:: AVAILABLE DATA ::
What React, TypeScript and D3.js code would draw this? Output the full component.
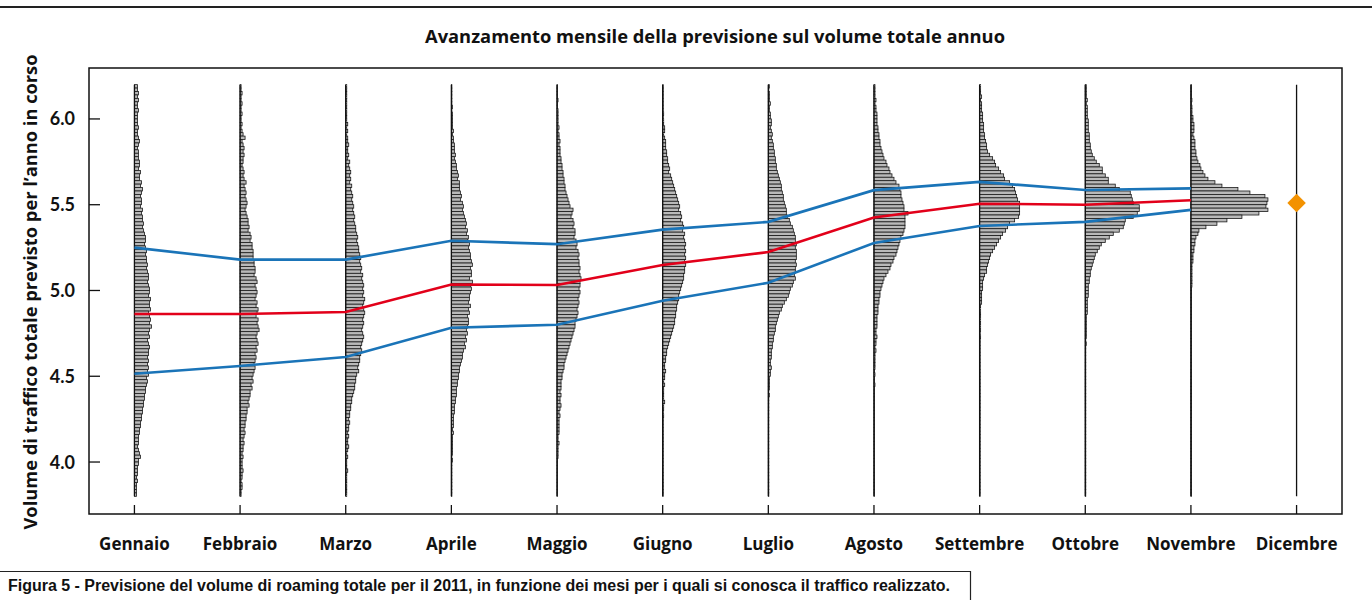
import React from 'react';
import * as d3 from 'd3';

const MONTHS = ['Gennaio', 'Febbraio', 'Marzo', 'Aprile', 'Maggio', 'Giugno', 'Luglio', 'Agosto', 'Settembre', 'Ottobre', 'Novembre', 'Dicembre'];
const UPPER = [5.25, 5.18, 5.18, 5.29, 5.27, 5.355, 5.40, 5.585, 5.633, 5.586, 5.595];
const MEDIAN = [4.863, 4.863, 4.875, 5.035, 5.032, 5.149, 5.224, 5.426, 5.506, 5.50, 5.526];
const LOWER = [4.515, 4.56, 4.612, 4.783, 4.80, 4.94, 5.045, 5.277, 5.376, 5.40, 5.47];
const DEC_ACTUAL = 5.51;
const Y_TICKS = [4.0, 4.5, 5.0, 5.5, 6.0];
const BIN_TOP = 6.2;
const BIN_WIDTH = 0.02;

// histogram counts, bins listed from 6.20 downwards to 3.80
const H_GEN = [
  3,3,4,3,4,3,3,4,3,3, 3,3,4,3,3,4,5,4,3,4, 4,4,5,5,4,6,5,5,7,6, 8,7,6,7,7,6,8,7,8,8,
  9,8,9,10,11,11,10,11,12,11, 12,12,13,12,13,14,14,13,14,15, 15,14,16,15,15,16,14,15,16,15,
  17,15,14,15,13,14,15,14,14,13, 14,13,14,13,14,12,13,12,11,11, 10,10,9,9,8,8,7,7,6,6,
  5,5,4,4,4,3,4,5,6,4, 4,3,3,3,2,3,2,2,2,2];
const H_FEB = [
  1,1,2,1,1,2,1,1,2,1, 1,2,1,2,3,5,2,3,4,3, 4,3,3,2,3,4,3,4,6,4, 5,6,5,6,7,6,5,6,7,8,
  8,9,8,10,11,10,12,12,13,13, 13,14,14,15,15,14,16,17,15,16, 17,16,15,17,16,18,17,16,18,17,
  18,19,17,16,17,18,16,17,15,16, 15,14,15,14,13,12,13,11,12,10, 10,9,8,9,7,7,6,6,5,5,
  4,5,4,3,4,3,3,2,3,2, 2,2,3,2,2,1,2,2,1,1];
const H_MAR = [
  1,1,1,1,1,1,1,1,1,1, 1,2,1,2,1,2,2,3,2,2, 3,2,4,3,4,5,4,5,4,6, 5,6,7,6,7,8,7,8,9,8,
  9,10,10,11,12,11,12,13,13,14, 15,14,15,16,15,17,16,17,18,17, 18,17,19,18,17,18,19,18,17,18,
  17,16,17,18,17,16,15,16,15,14, 14,13,12,13,11,10,10,9,9,8, 7,6,6,5,5,4,4,3,4,3,
  3,2,3,2,2,3,2,1,2,1, 1,1,2,1,1,1,1,1,1,1];
const H_APR = [
  0.5,0.5,0.5,0.5,0.5,0.5,1,0.5,1,1, 1,1,1,2,1,2,2,3,3,3, 4,3,4,5,5,6,7,6,8,8, 8,9,10,9,11,12,11,12,13,14,
  15,14,16,15,17,16,18,17,18,19, 19,20,21,19,20,20,18,21,19,20, 19,18,18,17,19,17,18,16,17,17,
  16,15,16,14,15,13,14,12,11,11, 10,9,8,8,7,7,6,6,5,5, 5,4,4,3,3,3,2,2,2,2,
  1,2,1,1,1,1,1,1,0.5,1, 0.5,0.5,0.5,0.5,0.5,0.5,0.5,0.5,0.5,0.5];
const H_MAG = [
  0.5,0.5,0.5,0.5,1,0.5,0.5,1,1,1, 1,1,2,1,2,2,3,2,3,3, 3,4,4,5,5,6,6,7,7,8, 8,9,10,11,12,13,16,15,14,16,
  17,16,18,18,17,19,20,19,21,22, 21,22,22,23,22,23,24,23,23,22, 23,22,21,22,21,20,21,20,19,18,
  18,17,16,15,14,13,12,11,10,9, 8,7,7,6,5,5,4,4,4,3, 4,3,3,4,3,2,3,2,2,2,
  2,2,1,1,2,1,1,1,1,0.5, 0.5,0.5,0.5,0.5,0.5,0.5,0.5,0.5,0.5,0.5];
const H_GIU = [
  0.5,0.5,0.5,0.5,0.5,0.5,0.5,0.5,1,0.5, 1,1,2,2,1,2,3,3,3,4, 4,5,5,6,7,6,8,9,10,11, 12,13,14,15,16,17,16,18,19,18,
  20,21,20,22,21,22,23,22,23,22, 23,22,23,22,22,21,21,20,19,18, 17,16,16,15,14,14,13,13,12,12,
  11,10,9,8,7,6,5,4,4,3, 3,2,2,3,2,2,1,2,1,1, 1,1,2,1,1,0.5,1,0.5,0.5,0.5,
  0.5,0.5,0.5,0.5,0.5,0.5,0.5,0.5,0.5,0.5, 0.5,0.5,0.5,0.5,0.5,0.5,0.5,0.5,0.5,0.5];
const H_LUG = [
  1,0.5,1,1,1,2,1,1,2,2, 3,3,2,3,4,3,4,5,5,6, 6,7,7,8,8,9,10,11,12,13, 13,14,15,15,16,17,18,18,19,21,
  22,24,25,26,27,27,28,27,28,28, 28,27,28,27,27,26,27,25,24,22, 21,20,18,16,14,13,11,10,9,8,
  7,7,6,5,5,4,4,3,3,3, 2,2,3,2,2,1,1,1,1,0.5, 1,0.5,0.5,0.5,0.5,0.5,0.5,0.5,0.5,0.5,
  0.5,0.5,0.5,0.5,0.5,0.5,0.5,0.5,0.5,0.5, 0.5,0.5,0.5,0.5,0.5,0.5,0.5,0.5,0.5,0.5];
const H_AGO = [
  1,1,1,1,2,1,2,2,3,3, 3,3,4,4,5,5,6,6,7,8, 9,10,12,13,15,16,18,20,22,25, 26,27,27,28,29,30,30,34,31,31,
  31,31,30,29,27,26,25,24,23,22, 20,19,17,16,14,12,10,9,8,7, 6,6,5,5,4,4,4,3,3,3,
  3,2,2,3,2,2,1,2,1,1, 1,1,1,0.5,1,0.5,0.5,1,0.5,0.5, 0.5,0.5,0.5,0.5,0.5,0.5,0.5,0.5,0.5,0.5,
  0.5,0.5,0.5,0.5,0.5,0.5,0.5,0.5,0.5,0.5, 0.5,0.5,0.5,0.5,0.5,0.5,0.5,0.5,0.5,0.5];
const H_SET = [
  1,1,1,2,1,2,2,2,3,3, 3,4,4,4,5,5,6,7,7,8, 10,13,15,16,19,21,24,25,30,33, 35,36,37,38,40,40,40,40,39,35,
  30,28,26,23,21,19,17,15,13,11, 10,9,8,7,7,5,4,3,3,3, 2,2,2,2,1,1,1,1,1,1,
  1,1,0.5,1,0.5,0.5,0.5,0.5,0.5,0.5, 0.5,0.5,0.5,0.5,0.5,0.5,0.5,0.5,0.5,0.5, 0.5,0.5,0.5,0.5,0.5,0.5,0.5,0.5,0.5,0.5,
  0.5,0.5,0.5,0.5,0.5,0.5,0.5,0.5,0.5,0.5, 0.5,0.5,0.5,0.5,0.5,0.5,0.5,0.5,0.5,0.5];
const H_OTT = [
  1,1,1,1,2,1,2,2,2,2, 3,3,3,3,4,4,4,5,5,6, 7,9,11,14,17,17,20,23,23,30, 34,45,46,47,48,54,54,52,48,40,
  39,38,34,28,24,20,16,14,12,10, 9,8,7,6,5,5,4,4,3,3, 3,3,2,2,2,2,2,1,1,1,
  1,1,1,1,0.5,1,0.5,0.5,0.5,0.5, 0.5,0.5,0.5,0.5,0.5,0.5,0.5,0.5,0.5,0.5, 0.5,0.5,0.5,0.5,0.5,0.5,0.5,0.5,0.5,0.5,
  0.5,0.5,0.5,0.5,0.5,0.5,0.5,0.5,0.5,0.5, 0.5,0.5,0.5,0.5,0.5,0.5,0.5,0.5,0.5,0.5];
const H_NOV = [
  0.5,0.5,0.5,0.5,1,0.5,1,1,1,2, 2,3,3,3,2,3,4,4,4,5, 5,6,7,9,10,12,14,17,24,31, 47,59,74,77,76,75,77,68,51,36,
  26,15,8,7,5,4,4,3,3,2, 2,2,1,1,1,1,1,1,1,0.5, 0.5,0.5,0.5,0.5,0.5,0.5,0.5,0.5,0.5,0.5,
  0.5,0.5,0.5,0.5,0.5,0.5,0.5,0.5,0.5,0.5, 0.5,0.5,0.5,0.5,0.5,0.5,0.5,0.5,0.5,0.5, 0.5,0.5,0.5,0.5,0.5,0.5,0.5,0.5,0.5,0.5,
  0.5,0.5,0.5,0.5,0.5,0.5,0.5,0.5,0.5,0.5, 0.5,0.5,0.5,0.5,0.5,0.5,0.5,0.5,0.5,0.5];
const H_DIC: number[] = [];

const HISTS = [H_GEN, H_FEB, H_MAR, H_APR, H_MAG, H_GIU, H_LUG, H_AGO, H_SET, H_OTT, H_NOV, H_DIC];

const TITLE = 'Avanzamento mensile della previsione sul volume totale annuo';
const Y_LABEL = 'Volume di traffico totale previsto per l\u2019anno in corso';
const CAPTION = 'Figura 5 - Previsione del volume di roaming totale per il 2011, in funzione dei mesi per i quali si conosca il traffico realizzato.';

const FONT = 'Lato, "Open Sans", sans-serif';
const FONT_WIDE = '"Open Sans", Lato, sans-serif';

export default function App() {
  const W = 1372;
  const H = 600;
  const left = 89, right = 1342, top = 68, bottom = 514;
  const x = d3.scalePoint<string>().domain(MONTHS).range([left, right]).padding(0.43);
  const y = d3.scaleLinear().domain([3.697, 6.297]).range([bottom, top]);
  const w = d3.scaleLinear().domain([0, 80]).range([0, 80]);
  const nBins = 120;
  const histBottom = BIN_TOP - nBins * BIN_WIDTH;

  const lineGen = d3.line<number>()
    .x((_, i) => x(MONTHS[i]) as number)
    .y((d) => y(d));

  const diamond = d3.symbol().type(d3.symbolSquare).size(170)();

  return (
    <svg width={W} height={H} style={{ position: 'absolute', left: 0, top: 0, display: 'block', background: '#fff' }}>
      <line x1={0} x2={W} y1={7} y2={7} stroke="#222" strokeWidth={2} />
      <text x={715} y={43} textAnchor="middle" fontFamily={FONT_WIDE} fontWeight={700} fontSize={17} fill="#111"
        textLength={580} lengthAdjust="spacingAndGlyphs">{TITLE}</text>

      <g>
        {MONTHS.map((m, i) => {
          const cx = x(m) as number;
          const hist = HISTS[i];
          return (
            <g key={m}>
              {hist.map((c, k) => {
                const hi = BIN_TOP - k * BIN_WIDTH;
                const lo = hi - BIN_WIDTH;
                return (
                  <rect key={k} x={cx} y={y(hi)} width={w(c)} height={y(lo) - y(hi)}
                    fill="#b9b9b9" stroke="#1a1a1a" strokeWidth={0.8} />
                );
              })}
              <line x1={cx} x2={cx} y1={y(BIN_TOP)} y2={y(histBottom)} stroke="#111" strokeWidth={1.3} />
            </g>
          );
        })}
      </g>

      <path d={lineGen(UPPER) || ''} fill="none" stroke="#1a74b8" strokeWidth={2.6} />
      <path d={lineGen(LOWER) || ''} fill="none" stroke="#1a74b8" strokeWidth={2.6} />
      <path d={lineGen(MEDIAN) || ''} fill="none" stroke="#e2001a" strokeWidth={2.6} />
      <path d={diamond || ''} transform={`translate(${x('Dicembre')},${y(DEC_ACTUAL)}) rotate(45)`} fill="#f39200" />

      <rect x={left} y={top} width={right - left} height={bottom - top} fill="none" stroke="#111" strokeWidth={1.5} />

      {Y_TICKS.map((t) => (
        <g key={t}>
          <line x1={left} x2={left + 11} y1={y(t)} y2={y(t)} stroke="#111" strokeWidth={1.3} />
          <text x={75} y={y(t)} dy="0.36em" textAnchor="end" fontFamily={FONT} fontWeight={700} fontSize={18} fill="#111">{t.toFixed(1)}</text>
        </g>
      ))}
      {MONTHS.map((m) => (
        <g key={m}>
          <line x1={x(m)} x2={x(m)} y1={bottom} y2={bottom - 9} stroke="#111" strokeWidth={1.3} />
          <text x={x(m)} y={550} textAnchor="middle" fontFamily={FONT_WIDE} fontWeight={700} fontSize={17} fill="#111">{m}</text>
        </g>
      ))}

      <text transform={`translate(37,${292}) rotate(-90)`} textAnchor="middle" fontFamily={FONT_WIDE} fontWeight={700} fontSize={17} fill="#111"
        textLength={475} lengthAdjust="spacingAndGlyphs">{Y_LABEL}</text>

      <path d={`M0,571.5 H970.5 V600`} fill="none" stroke="#222" strokeWidth={1.2} />
      <text x={8} y={591} fontFamily={'"Liberation Sans Narrow", "Liberation Sans", Arial, sans-serif'} fontWeight={700} fontSize={16} fill="#111"
        textLength={942} lengthAdjust="spacingAndGlyphs">{CAPTION}</text>
    </svg>
  );
}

:: GOAL ::
Output exactly the span of lines from the top of the listing through the line holding "const BIN_WIDTH = 0.02;", and leave every picture out.

:: THE RESPONSE ::
What React, TypeScript and D3.js code would draw this? Output the full component.
import React from 'react';
import * as d3 from 'd3';

const MONTHS = ['Gennaio', 'Febbraio', 'Marzo', 'Aprile', 'Maggio', 'Giugno', 'Luglio', 'Agosto', 'Settembre', 'Ottobre', 'Novembre', 'Dicembre'];
const UPPER = [5.25, 5.18, 5.18, 5.29, 5.27, 5.355, 5.40, 5.585, 5.633, 5.586, 5.595];
const MEDIAN = [4.863, 4.863, 4.875, 5.035, 5.032, 5.149, 5.224, 5.426, 5.506, 5.50, 5.526];
const LOWER = [4.515, 4.56, 4.612, 4.783, 4.80, 4.94, 5.045, 5.277, 5.376, 5.40, 5.47];
const DEC_ACTUAL = 5.51;
const Y_TICKS = [4.0, 4.5, 5.0, 5.5, 6.0];
const BIN_TOP = 6.2;
const BIN_WIDTH = 0.02;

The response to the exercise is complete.